Today, I did my reading in place in the corner of Merrion Square Park at the statue of Oscar Wilde. I chose a passage from Dorian Gray, which ended with, “Words! Mere words! How terrible they were! How clear, and vivid, and cruel! One could not escape from them. And yet what a subtle magic there was in them! They seemed to be able to give a plastic form to formless things, and to have a music of their own as sweet as that of viol or of lute. Mere words! Was there anything so real as words?”
I love this quote, but I also chose it because it applies so much to this class and this place. We talk (obviously) about Irish literature, both how important it is to Irish history and how deeply ingrained it is into their culture. Words/literature are ways to attempt to control narrative in history. It is a way to make history tangible. As literature students, words are the way we make sense of the world around us. Words were how Oscar Wilde, James Joyce, and Yeats made sense of their life and the life of people around them. Words were their and our means of giving form to the seemingly formless.

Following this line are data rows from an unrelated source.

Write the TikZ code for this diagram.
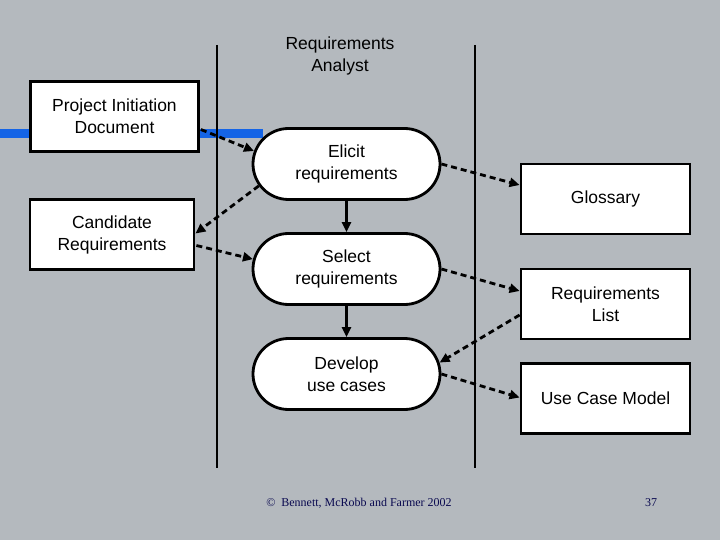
\documentclass[tikz,border=0pt]{standalone}
\usepackage{fontspec}
\setmainfont{Liberation Sans}
\newfontfamily\footfont{Liberation Serif}
\usetikzlibrary{shapes.misc,arrows.meta,calc}
\definecolor{bggray}{RGB}{180,185,190}
\definecolor{barblue}{RGB}{20,100,230}
\definecolor{footnavy}{RGB}{10,10,80}
\tikzset{
  docbox/.style={draw=black,fill=white,line width=2.8pt,rectangle,align=center,
    font=\fontsize{17.5}{22}\selectfont,inner sep=0pt},
  actbox/.style={draw=black,fill=white,line width=2.8pt,rounded rectangle,align=center,
    font=\fontsize{17.5}{22}\selectfont,inner sep=0pt,minimum width=187pt,minimum height=71pt},
  flowline/.style={line width=2.8pt,dash pattern=on 6pt off 4pt,-{Triangle[length=10pt,width=9pt]}},
  solidflow/.style={line width=2.8pt,-{Triangle[length=10pt,width=9pt]}},
  lane/.style={line width=2.8pt}
}
\begin{document}
\begin{tikzpicture}[x=1pt,y=-1pt]
\fill[bggray] (0,0) rectangle (720,540);
\useasboundingbox (0,0) rectangle (720,540);
\fill[barblue] (0,129) rectangle (263,138);
\draw[lane] (217,45) -- (217,468);
\draw[lane] (475,45) -- (475,468);
\node[align=center,font=\fontsize{17.5}{22}\selectfont] (role) at (340,56) {Requirements\\Analyst};
\node[docbox,minimum width=168pt,minimum height=70pt] (pid) at (114.5,116.5) {Project Initiation\\Document};
\node[docbox,minimum width=164pt,minimum height=70pt] (cand) at (112,234.5) {Candidate\\Requirements};
\node[actbox] (elicit) at (346.5,164) {Elicit\\requirements};
\node[actbox] (select) at (346.5,269) {Select\\requirements};
\node[actbox] (develop) at (346.5,374) {Develop\\use cases};
\node[docbox,minimum width=169pt,minimum height=70pt] (gloss) at (605.5,199) {Glossary};
\node[docbox,minimum width=169pt,minimum height=70pt] (reqlist) at (605.5,304) {Requirements\\List};
\node[docbox,minimum width=169pt,minimum height=70pt] (ucm) at (605.5,398.5) {Use Case Model};
\draw[flowline] ($(pid.east)+(1,13)$) -- (elicit.172);
\draw[flowline] (elicit.194) -- ($(cand.east)+(0,-1)$);
\draw[flowline] ($(cand.east)+(1,11)$) -- (select.174);
\draw[solidflow] (elicit.south) -- (select.north);
\draw[solidflow] (select.south) -- (develop.north);
\draw[flowline] (elicit.east) -- ($(gloss.west)+(0,-14)$);
\draw[flowline] (select.east) -- ($(reqlist.west)+(0,-13)$);
\draw[flowline] ($(reqlist.west)+(0,11)$) -- (develop.7);
\draw[flowline] (develop.east) -- ($(ucm.west)+(0,-1)$);
\node[font=\footfont\fontsize{12}{14}\selectfont,text=footnavy] (copy) at (359,503) {\textcopyright\ \ Bennett, McRobb and Farmer 2002};
\node[font=\footfont\fontsize{12}{14}\selectfont,text=footnavy] (page) at (651,503) {37};
\end{tikzpicture}
\end{document}
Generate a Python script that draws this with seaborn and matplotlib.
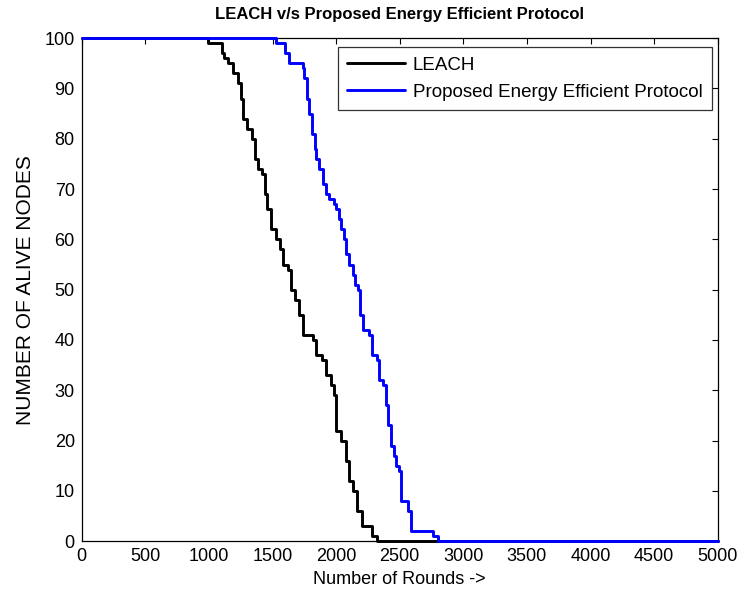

I was also thinking about the Irish wanting to preserve their own language, and even the choice to make Irish the first language on road signs and maps is so deliberate and important to them. They are all just words, strung together beautifully in a novel about the history of a country or printed on a sign that has directions in English second. But they matter. There is nothing as “real as words.”
My photo is my reflection in the pillars in front of the Oscar Wilde statue today. The Wilde quotes on the pillars are copied from the personal handwriting of famous Irish people.